Usually when Tony Hu opens a restaurant it’s an occasion to celebrate. Either the esteemed Mayor of Chinatown introduces a heretofore novel regional cuisine such as Shanghainese, Hunnanese or Beijingese, or takes old favorites and pushes them further, or expands the influence of his flagship Lao Sze Chuan by establishing bases in underserved neighborhoods.
Lao 18 is closest to the latter. It’s a shiny grab for mainstream recognition, set far away from the Chinatown cheap-eats ghetto, smack-dab on the Hubbard Street restaurant row—or what the artist and writer (and former Reader contributor) Dmitry Samarov once described as the “backwoods of Douchemenistan.”
It’s Hu’s most audacious move yet, designed to introduce new, less adventurous eaters to his greatest hits, along with some pandering silliness to ease the gastronomically anxious. If tripe and chicken feet make you uneasy, you can always go with the Asian chicken salad.
This is completely new territory for Hu, evident by taking a quick glance around the large (often underpopulated) dining room at any given time and noting the great majority of non-Chinese diners, a demographic atypical of any of his ten other restaurants.
At first glance the menu indicates Hu isn’t pulling punches. There’s the boiled beef in spicy peppercorn sauce, the cumin lamb, the ma po tofu, and the signature Tony’s Three Chili Chicken—all dishes known at Hu’s other restaurants for their assertive, uncompromising spicing, attended by the buzzsaw humming of Sichuan peppercorn ma la, often freighted on a fearless abundance of oil.
But these dishes are unevenly replicated here, and the vaunted chicken is the most disheartening among them. Normally crunchy nuggets of fried bird tossed with fresh jalapeño and dried red chile are overburdened and sogged down by an abundance of sticky-sweet syrup. Chunks of underfried, greasy sole fillet are given barely a sprinkling of magic Sichuan peppercorns, while mushy sections of eggplant drown in an underspiced, candied glop. Otherwise nicely plump and springy Sichuan pork dumplings are barely drizzled with hot oil, about as mild and unthreatening as the anodyne house music softly piped though the dining room.
On the other hand the ma po tofu is a reasonable approximation of the hearty, softly textured bean-curd stew served in Chinatown, thick with leeks, red chile flakes, and funky fermented black beans. Shreds of lamb flesh, onions, and peppers are stir-fried with a bracing dose of cumin seeds and dried red chiles. The cold beef and tripe is as pleasantly superspiced and texturally supple and snappy as always. These are the exceptions on the truncated menu (relative to the 100-plus-item opuses at Hu’s other restaurants). At least it won’t overwhelm anyone with possibilities.

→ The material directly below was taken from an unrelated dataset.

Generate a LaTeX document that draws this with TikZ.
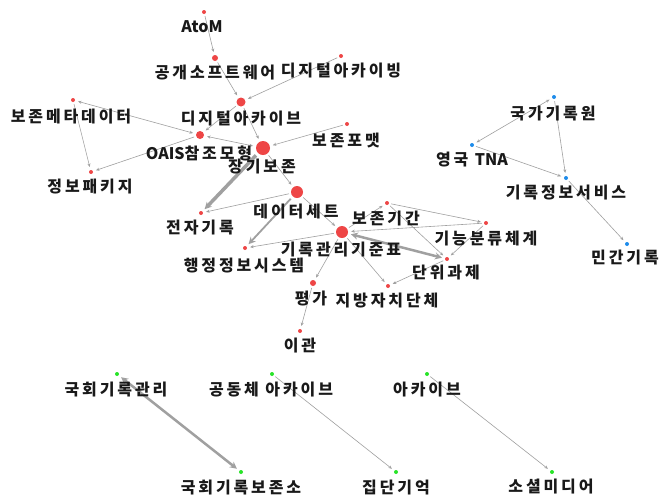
\documentclass[tikz,border=0pt]{standalone}
\usepackage{fontspec}
\newfontfamily\kr[LetterSpace=18]{Noto Sans CJK KR}
\newfontfamily\krl{Noto Sans CJK KR}
\usetikzlibrary{arrows.meta}
\definecolor{rd}{RGB}{238,70,70}
\definecolor{bl}{RGB}{30,140,235}
\definecolor{gr}{RGB}{40,228,40}
\definecolor{eg}{RGB}{160,160,160}
\definecolor{tx}{RGB}{25,25,25}
\begin{document}
\begin{tikzpicture}[x=1pt,y=-1pt,
  dot/.style={circle,inner sep=0pt,minimum size=#1},
  r/.style={dot=#1,fill=rd},
  b/.style={dot=#1,fill=bl},
  g/.style={dot=#1,fill=gr},
  lbl/.style={font=\kr\bfseries\fontsize{16}{18}\selectfont,text=tx,inner sep=0pt},
  e/.style={draw=eg,line width=0.6pt,-{Stealth[length=3.5pt,width=3pt]},shorten >=3pt,shorten <=2pt},
  ee/.style={e,{Stealth[length=3.5pt,width=3pt]}-{Stealth[length=3.5pt,width=3pt]},shorten <=3pt},
  thk/.style={draw=eg,line width=#1,-{Stealth[length=7pt,width=7pt]},shorten >=3pt,shorten <=3pt},
  thkk/.style={thk=#1,{Stealth[length=7pt,width=7pt]}-{Stealth[length=7pt,width=7pt]}}
]
\useasboundingbox (0,0) rectangle (659,499);
\fill[white] (0,0) rectangle (659,499);
% dots
\node[r=4pt] (atom) at (204,12) {};
\node[r=6pt] (pub) at (215,58) {};
\node[r=4pt] (dac) at (341,56) {};
\node[r=9pt] (dar) at (241,102) {};
\node[r=8pt] (oais) at (200,135) {};
\node[r=14pt] (ltp) at (263,148) {};
\node[r=4pt] (pmd) at (73,100) {};
\node[r=4pt] (pfm) at (347,124) {};
\node[r=4pt] (pkg) at (91,172) {};
\node[r=4pt] (erec) at (201,213) {};
\node[r=12pt] (ds) at (297,192) {};
\node[r=4pt] (adm) at (245,248) {};
\node[r=12pt] (rms) at (342,232) {};
\node[r=4pt] (ret) at (387,203) {};
\node[r=4pt] (fcs) at (486,223) {};
\node[r=4pt] (unit) at (447,259) {};
\node[r=6pt] (eval) at (313,283) {};
\node[r=4pt] (loc) at (388,286) {};
\node[r=4pt] (trans) at (300,331) {};
\node[b=4pt] (nak) at (554,97) {};
\node[b=4pt] (tna) at (472,145) {};
\node[b=4pt] (ris) at (566,178) {};
\node[b=4pt] (priv) at (627,244) {};
\node[g=4pt] (nal) at (117,374) {};
\node[g=4pt] (ca) at (272,374) {};
\node[g=4pt] (arc) at (427,374) {};
\node[g=4pt] (nar) at (241,472) {};
\node[g=4pt] (cm) at (396,472) {};
\node[g=4pt] (sm) at (552,472) {};
% edges
\draw[e] (atom) -- (pub);
\draw[e] (pub) -- (dar);
\draw[e] (dac) -- (dar);
\draw[e] (dar) -- (ltp);
\draw[e] (dar) -- (oais);
\draw[ee] (pmd) -- (oais);
\draw[e] (pmd) -- (pkg);
\draw[e] (oais) -- (pkg);
\draw[ee] (oais) -- (ltp);
\draw[e] (pfm) -- (ltp);
\draw[thk=3.5pt] (ltp) -- (erec);
\draw[e] (ds) -- (erec);
\draw[e] (ltp) -- (ds);
\draw[thk=1.8pt] (ds) -- (adm);
\draw[e] (rms) -- (adm);
\draw[e] (ds) -- (rms);
\draw[e] (fcs) -- (rms);
\draw[e] (rms) -- (ret);
\draw[thkk=2.5pt] (unit) -- (rms);
\draw[e] (ret) -- (fcs);
\draw[e] (ret) -- (unit);
\draw[e] (fcs) -- (unit);
\draw[e] (unit) -- (loc);
\draw[e] (rms) -- (loc);
\draw[e] (rms) -- (eval);
\draw[e] (eval) -- (trans);
\draw[ee] (tna) -- (nak);
\draw[e] (nak) -- (ris);
\draw[e] (tna) -- (ris);
\draw[e] (ris) -- (priv);
\draw[thkk=2.5pt] (nal) -- (nar);
\draw[e] (ca) -- (cm);
\draw[e] (arc) -- (sm);
% labels
\node[lbl] (latom) at (202,27) {\krl AtoM};
\node[lbl] (lpub) at (215,73) {공개소프트웨어};
\node[lbl] (ldac) at (341,71) {디지털아카이빙};
\node[lbl] (ldar) at (241,119) {디지털아카이브};
\node[lbl] (loais) at (199,153) {{\krl OAIS}참조모형};
\node[lbl] (lltp) at (262,167) {장기보존};
\node[lbl] (lpmd) at (71,117) {보존메타데이터};
\node[lbl] (lpfm) at (346,140) {보존포맷};
\node[lbl] (lpkg) at (90,187) {정보패키지};
\node[lbl] (lerec) at (200,228) {전자기록};
\node[lbl] (lds) at (296,212) {데이터세트};
\node[lbl] (ladm) at (244,266) {행정정보시스템};
\node[lbl] (lrms) at (341,250) {기록관리기준표};
\node[lbl] (lret) at (386,218) {보존기간};
\node[lbl] (lfcs) at (486,239) {기능분류체계};
\node[lbl] (lunit) at (446,272) {단위과제};
\node[lbl] (leval) at (311,299) {평가};
\node[lbl] (lloc) at (387,301) {지방자치단체};
\node[lbl] (ltrans) at (300,346) {이관};
\node[lbl] (lnak) at (553,113) {국가기록원};
\node[lbl] (ltna) at (472,160) {영국 {\krl TNA}};
\node[lbl] (lris) at (566,193) {기록정보서비스};
\node[lbl] (lpriv) at (625,258) {민간기록};
\node[lbl] (lnal) at (116,390) {국회기록관리};
\node[lbl] (lca) at (271,390) {공동체 아카이브};
\node[lbl] (larc) at (427,390) {아카이브};
\node[lbl] (lnar) at (241,487) {국회기록보존소};
\node[lbl] (lcm) at (396,487) {집단기억};
\node[lbl] (lsm) at (551,487) {소셜미디어};
\end{tikzpicture}
\end{document}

It’s not fair to judge Lao 18 merely on its Sichuan offerings, but other regional dishes are executed with a similarly disturbing lack of finesse. Northern-style scallion pancakes with pork belly are little roulades of undercooked batter enveloping unidentifiable fillings, topped with cold plum sauce. Mushy Peking-style noodles, otherwise known as niu rou mian, sit absorbing a thin, insipid broth. Peking duck spring rolls contain barely a scrap of the promised bird, and an oddball wonton-wrapped shrimp and cheese roll doesn’t seem to bear a trace of the promised dairy. Even the simplest ham and shrimp fried rice, made with pristinely white, fresh, and unseasoned grains, seems like something native to an assisted living center.
Lao 18 certainly won’t challenge the canard that certain world cuisines have to be cheap and abundant to be good. Prices are significantly higher than at other Hu joints, which makes sense given the higher rents in the neighborhood. But portions are smaller too, which is less conducive to Chinese family-style eating—as is a dining room full of cramped and uncomfortable high tops.
The disappointments presented by the food make you nostalgic for the downscale charms of Chinatown. You’ll see no kitchen workers trimming green beans in the dining room or enjoying their staff meal there either. The servers are mostly young, non-Asian women as out of touch with the menu as the restaurant is with its surroundings.
My three meals there were plagued by late and missing dishes, and incorrect information related by poorly trained servers—4 Rebels Dragonfruit is not a juice, as a server told me, but a vodka. Among the light, frivolous cocktails mixed at the long bar I was served an unstirred, room-temperature Sazerac mixed with Japanese whiskey. “Have you ever had a Sazerac before?” the bartender replied when I questioned its warmth.
The thing I like most about Lao 18 is that the hordes that flood places like Hub 51 and Rockit are so far ignoring it. Maybe they’re not as indiscriminate as I thought. You can credibly claim that Lao 18 is the best Chinese restaurant in River North, but that isn’t saying much. It mostly pains me to report that this is the first time a new Tony Hu restaurant fails to contribute something significant to Chicago.